The next glibc version, 2.43, imported even more implementations from CORE-MATH to provide correctly rounded implementations of the high-level math functions acosh, asinh, atanh, erf, erfc, lgamma, and tgamma. These are the functions that showed the worst precision, with some results differing by 7 ulps from the expected result.
And some CORE-MATH implementations rely on the FMA operation on the fast path to provide a better estimate and avoid the fallback code (which can be slow for some inputs). The implementations were originally designed for recent hardware and assumed that a lot of floating-point support was available as hardware instructions rather than functions from the C runtime.
And this is true for the most glibc targets: aarch64 supports in the baseline ABI, arm since around 2013, powerpc since 1990, RISC-V includes in both the F (Single-Precision) and D (Double-Precision), and x86_64 since 2011 (AMD Bulldozer) or 2013 (Intel Haswell).
The issue is how you deploy the glibc and which target you use. For instance, on a generic arm build (—target=arm-linux-gnueabihf and compiler targeting armv5), the glibc acosh benchmark profile shows:
$ perf report --stdio
[...]
# Overhead Command Shared Object Symbol
# ........ ........... ................. .................................
#
60.53% bench-acosh libm.so [.] __fmal
17.64% bench-acosh libm.so [.] feclearexcept
11.79% bench-acosh bench-acosh [.] bench_start
8.99% bench-acosh libm.so [.] __acosh_finite@GLIBC_2.15
0.56% bench-acosh libm.so [.] __acoshl
0.39% bench-acosh bench-acosh [.] main
0.07% bench-acosh libm.so [.] as_acosh_refineThe fma support was added only with VFPv4 (Vector Floating Point version 4) on armv7-a. Building glibc targeting armv7a-linux-gnueabihf shows a different profile:
$ perf report --stdio
[...]
# Overhead Command Shared Object Symbol
# ........ ........... ................. ...............................
#
70.84% bench-acosh libm.so [.] __acosh_finite@GLIBC_2.15
19.49% bench-acosh bench-acosh [.] bench_start
4.33% bench-acosh libm.so [.] __acoshl
1.57% bench-acosh bench-acosh [.] main
1.08% bench-acosh libm.so [.] 0x000000000000af90
0.78% bench-acosh libm.so [.] 0x000000000000af94
0.74% bench-acosh libm.so [.] __fma_vpfv4The __fma_vpfv4 was added in glibc 2.43 to allow armv7-a to use the FMA instruction when available. It uses Linux kernel hwcap along with iFUNC to issue the FMA instruction; if glibc is built with VPFv4 as the default, iFUNC usage is also elided, and the FMA instruction is called directly.
Now, back on the original x86 patch, the issue is that both x86_64-v1 and x86_64-v2 ISAs do have the FMA instruction.
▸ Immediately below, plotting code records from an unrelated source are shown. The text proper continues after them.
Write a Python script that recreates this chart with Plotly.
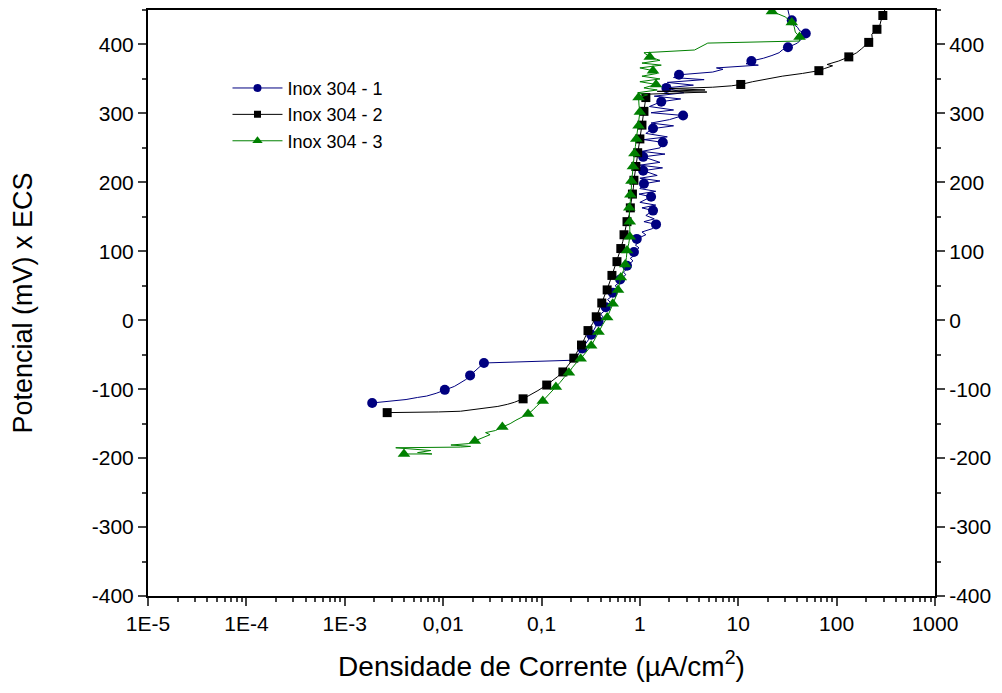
import plotly.graph_objects as go

# Inox 304 - 1 (full curve, mV vs uA/cm2)
pot_1 = [-120, -117, -115, -112, -110, -106, -101, -96, -92, -86, -80, -74, -68, -62,
         -58, -52, -46, -41, -34, -27, -21, -14, -7, -2, 5, 9, 14, 19, 26, 30, 35, 40,
         46, 50, 55, 59, 66, 70, 75, 79, 86, 90, 95, 99, 105, 109, 114, 118,
         124, 128, 133, 139, 143, 147, 152, 159, 163, 167, 171, 179, 183, 187, 191, 198,
         202, 206, 210, 217, 221, 225, 229, 237, 241, 245, 250, 258, 262, 266, 271, 278,
         282, 286, 291, 297, 301, 305, 310, 317, 321, 325, 330, 337, 341, 345, 349, 352,
         356, 360, 364, 366, 370, 372, 376, 380, 384, 388, 392, 396, 402, 408, 412, 416,
         420, 425, 430, 435, 442, 450]
dens_1 = [0.0019, 0.0032, 0.0042, 0.0055, 0.0068, 0.0085, 0.0104, 0.013, 0.0145, 0.017,
          0.0188, 0.021, 0.0235, 0.026, 0.21, 0.23, 0.245, 0.26, 0.28, 0.305, 0.32, 0.34,
          0.36, 0.38, 0.42, 0.40, 0.44, 0.45, 0.50, 0.47, 0.52, 0.53, 0.60, 0.56, 0.62,
          0.63, 0.72, 0.68, 0.75, 0.74, 0.85, 0.80, 0.90, 0.87, 0.98, 0.90, 1.0, 0.93,
          1.15, 1.05, 1.35, 1.46, 1.1, 1.4, 1.15, 1.36, 1.05, 1.45, 1.0, 1.30, 0.98, 1.45,
          1.0, 1.10, 1.6, 1.0, 1.5, 1.08, 1.7, 1.0, 1.6, 1.08, 1.8, 1.05, 1.6, 1.71, 1.1,
          1.9, 1.15, 1.36, 2.2, 1.3, 2.0, 2.75, 1.3, 2.2, 1.25, 1.65, 2.6, 1.4, 2.8, 1.86,
          3.5, 1.9, 4.5, 2.2, 2.5, 5.5, 7.0, 6.0, 16.0, 12.0, 13.6, 18.0, 22.0, 26.0, 28.0,
          32.0, 40.0, 44.0, 46.0, 48.6, 42.0, 40.0, 36.0, 35.0, 33.0, 32.0]
pot_1_mk = [-120, -101, -80, -62, -41, -21, -2, 19, 40, 59, 79, 99, 118, 139, 159, 179,
            198, 217, 237, 258, 278, 297, 317, 337, 356, 376, 396, 416, 435]
dens_1_mk = [0.0019, 0.0104, 0.0188, 0.026, 0.26, 0.32, 0.38, 0.45, 0.53, 0.63, 0.74,
             0.87, 0.93, 1.46, 1.36, 1.30, 1.10, 1.08, 1.08, 1.71, 1.36, 2.75, 1.65,
             1.86, 2.5, 13.6, 32.0, 48.6, 35.0]

# Inox 304 - 2
pot_2 = [-134, -134, -133, -132, -130, -128, -125, -122, -119, -114, -108, -102, -94,
         -88, -82, -75, -68, -61, -55, -46, -36, -26, -15, -5, 5, 15, 25, 35, 44, 54,
         65, 75, 85, 95, 104, 114, 124, 133, 143, 153, 163, 173, 183, 193, 203, 213,
         223, 233, 243, 253, 263, 273, 283, 293, 303, 313, 323, 328, 331, 332, 334,
         336, 338, 340, 342, 346, 350, 354, 358, 362, 365, 369, 371, 376, 382, 388,
         394, 403, 409, 415, 422, 428, 434, 442, 448, 452]
dens_2 = [0.0027, 0.005, 0.009, 0.015, 0.020, 0.026, 0.036, 0.045, 0.053, 0.065, 0.078,
          0.092, 0.113, 0.13, 0.145, 0.165, 0.18, 0.195, 0.213, 0.23, 0.255, 0.275,
          0.297, 0.33, 0.36, 0.385, 0.41, 0.44, 0.465, 0.49, 0.52, 0.55, 0.585, 0.61,
          0.64, 0.67, 0.69, 0.72, 0.74, 0.78, 0.80, 0.83, 0.84, 0.86, 0.87, 0.89, 0.91,
          0.93, 0.95, 0.98, 1.0, 1.03, 1.05, 1.07, 1.10, 1.12, 1.15, 1.25, 4.8, 1.5,
          4.6, 2.0, 5.5, 8.5, 10.6, 14.0, 19.0, 28.0, 45.0, 66.0, 75.0, 91.0, 80.0,
          105.0, 133.0, 160.0, 180.0, 212.0, 230.0, 228.0, 257.0, 275.0, 282.0, 295.0,
          305.0, 312.0]
pot_2_mk = [-134, -114, -94, -75, -55, -36, -15, 5, 25, 44, 65, 85, 104, 124, 143, 163,
            183, 203, 223, 243, 263, 283, 303, 323, 342, 362, 382, 403, 422, 442]
dens_2_mk = [0.0027, 0.065, 0.113, 0.165, 0.213, 0.255, 0.297, 0.36, 0.41, 0.465, 0.52,
             0.585, 0.64, 0.69, 0.74, 0.80, 0.84, 0.87, 0.91, 0.95, 1.0, 1.05, 1.10,
             1.15, 10.6, 66.0, 133.0, 212.0, 257.0, 295.0]

# Inox 304 - 3
pot_3 = [-194, -194, -192, -189, -185, -185, -184, -183, -181, -179, -175, -170, -166,
         -163, -160, -155, -150, -145, -141, -136, -130, -124, -117, -110, -104, -97,
         -90, -83, -76, -69, -62, -56, -47, -37, -27, -17, -6, 4, 14, 24, 34, 44, 53,
         62, 72, 81, 91, 101, 111, 121, 132, 143, 153, 163, 172, 182, 192, 202, 212,
         223, 232, 242, 252, 263, 272, 282, 292, 302, 312, 323, 327, 330, 334, 337,
         342, 346, 350, 354, 358, 362, 366, 370, 373, 377, 382, 388, 392, 402, 405,
         411, 418, 426, 432, 440, 448, 455]
dens_3 = [0.0040, 0.0077, 0.0055, 0.0075, 0.0033, 0.008, 0.015, 0.019, 0.012, 0.018,
          0.021, 0.025, 0.030, 0.027, 0.034, 0.040, 0.048, 0.055, 0.062, 0.073, 0.082,
          0.09, 0.103, 0.115, 0.125, 0.14, 0.155, 0.17, 0.19, 0.205, 0.225, 0.25, 0.28,
          0.32, 0.35, 0.38, 0.42, 0.465, 0.50, 0.53, 0.57, 0.60, 0.62, 0.64, 0.68, 0.71,
          0.73, 0.74, 0.77, 0.79, 0.79, 0.79, 0.78, 0.78, 0.80, 0.80, 0.82, 0.82, 0.84,
          0.85, 0.87, 0.88, 0.90, 0.92, 0.95, 0.97, 0.99, 1.0, 0.98, 0.97, 1.2, 0.95,
          1.5, 1.1, 1.46, 1.0, 1.6, 1.05, 1.5, 1.36, 1.0, 1.65, 1.05, 1.6, 1.26, 1.1,
          3.6, 4.9, 42.0, 42.0, 38.0, 37.0, 35.0, 30.0, 22.0, 21.0]
pot_3_mk = [-194, -175, -155, -136, -117, -97, -76, -56, -37, -17, 4, 24, 44, 62, 81,
            101, 121, 143, 163, 182, 202, 223, 242, 263, 282, 302, 323, 342, 362, 382,
            411, 432, 448]
dens_3_mk = [0.0040, 0.021, 0.040, 0.073, 0.103, 0.14, 0.19, 0.25, 0.32, 0.38, 0.465,
             0.53, 0.60, 0.64, 0.71, 0.74, 0.79, 0.79, 0.78, 0.80, 0.82, 0.85, 0.88,
             0.92, 0.97, 1.0, 0.97, 1.46, 1.36, 1.26, 42.0, 35.0, 22.0]

series = [
    ("Inox 304 - 1", dens_1, pot_1, dens_1_mk, pot_1_mk, "#000080", "circle", 10),
    ("Inox 304 - 2", dens_2, pot_2, dens_2_mk, pot_2_mk, "#000000", "square", 9),
    ("Inox 304 - 3", dens_3, pot_3, dens_3_mk, pot_3_mk, "#008000", "triangle-up", 11),
]

x_ticks = [1e-5, 1e-4, 1e-3, 1e-2, 1e-1, 1, 10, 100, 1000]
x_labels = ["1E-5", "1E-4", "1E-3", "0,01", "0,1", "1", "10", "100", "1000"]
x_minor = [k * 10.0 ** d for d in range(-5, 3) for k in range(2, 10)]
y_ticks = [-400, -300, -200, -100, 0, 100, 200, 300, 400]
y_labels = ["-400", "-300", "-200", "-100", "0", "100", "200", "300", "400"]
y_minor = [-350, -250, -150, -50, 50, 150, 250, 350, 450]

FONT = "Liberation Sans, Arial, sans-serif"

fig = go.Figure()
for name, xs, ys, xm, ym, color, sym, size in series:
    fig.add_trace(go.Scatter(x=xs, y=ys, mode="lines", line=dict(color=color, width=1),
                             showlegend=False, hoverinfo="skip"))
    fig.add_trace(go.Scatter(x=xm, y=ym, mode="markers", showlegend=False,
                             marker=dict(color=color, symbol=sym, size=size)))
    # legend entry
    fig.add_trace(go.Scatter(x=[None], y=[None], mode="lines+markers", name=name,
                             line=dict(color=color, width=1),
                             marker=dict(color=color, symbol=sym, size=size - 2)))

# right-hand axis copy
fig.add_trace(go.Scatter(x=[None], y=[None], yaxis="y2", showlegend=False))

yax = dict(range=[-400, 450], tickmode="array", tickvals=y_ticks, ticktext=y_labels,
           ticks="outside", ticklen=8, tickwidth=2, showline=True, linewidth=2,
           linecolor="black", showgrid=False, zeroline=False, automargin=False,
           tickfont=dict(size=21, color="black"),
           minor=dict(tickvals=y_minor, ticks="outside", ticklen=4, tickwidth=2,
                      showgrid=False))

# page body has an 8px margin, so margins are offset to land the plot box
# where the reference has it
fig.update_layout(
    width=1002, height=693,
    margin=dict(l=140, r=75, t=2, b=105),
    plot_bgcolor="white", paper_bgcolor="white",
    font=dict(family=FONT, color="black"),
    xaxis=dict(type="log", range=[-5, 3], tickvals=x_ticks, ticktext=x_labels,
               ticks="outside", ticklen=8, tickwidth=2, showline=True, linewidth=2,
               linecolor="black", mirror=True, showgrid=False, zeroline=False,
               automargin=False, tickfont=dict(size=21, color="black"),
               minor=dict(tickvals=x_minor, ticks="outside", ticklen=4, tickwidth=1.5,
                          showgrid=False),
               title=dict(text="Densidade de Corrente (µA/cm<sup>2</sup>)",
                          font=dict(size=28), standoff=22)),
    yaxis=dict(**yax, title=dict(text="Potencial (mV) x ECS", font=dict(size=27),
                                 standoff=62)),
    yaxis2=dict(**yax, overlaying="y", side="right", anchor="x"),
    legend=dict(x=0.101, y=0.898, xanchor="left", yanchor="top",
                bgcolor="rgba(0,0,0,0)", font=dict(size=18), tracegroupgap=0,
                itemwidth=50),
)

fig.write_html("out.html")
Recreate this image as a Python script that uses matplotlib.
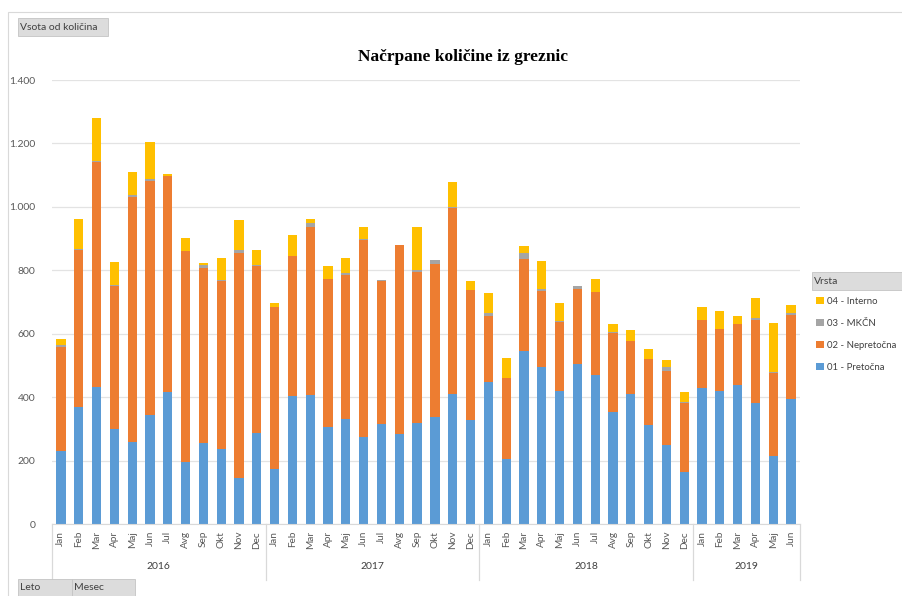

And the old algorithm, named ldbl-96, was used on processors that lack the FMA instruction. The ldbl-96 implementation uses long double operations, which on x86 will be translated to x87 instructions, and these have a series of bottlenecks: they are stack-backed (the compiler has to generate dozens of “shuffling” instructions to get the inputs on the right place), they do not allow vectorisation, it operates internally on a different precision (80-bits double extended, which for this specific usage is required), and it requires extra round/truncate operations, and recent x86 chips do not optimize such instructions.
However, even the current dbl-64 implementation (now used on all targets) has a significant drawback: it relies on setting the rounding mode for different calculations (first to FE_TONEAREST and then to FE_TOWARDZERO) to obtain correctly rounded results. For most CPUs, this adds significant performance overhead because it requires executing a typically slow instruction (to get/set the floating-point status), necessitates flushing the pipeline, and breaks some compiler assumptions/optimisations.
The new proposed implementation, originally written by Szabolcs for musl, utilises mostly integer arithmetic, with floating-point arithmetic used to raise expected exceptions, without the need for fenv.h operations. This shows a significant improvement over most hardwares, although most of them will never be used because the architecture already supports the FMA instruction.
The whole idea of optimising the generic fma/fmaf implementation was to improve the performance of the new CORE-MATH implementation on old hardware and on ABIs that lack the fma operation. And at least on armhf, it improved performance twofold.

Thanks for writing this. I just started to read and the Wikipedia article points to a different place, could you fix when possible? Thanks!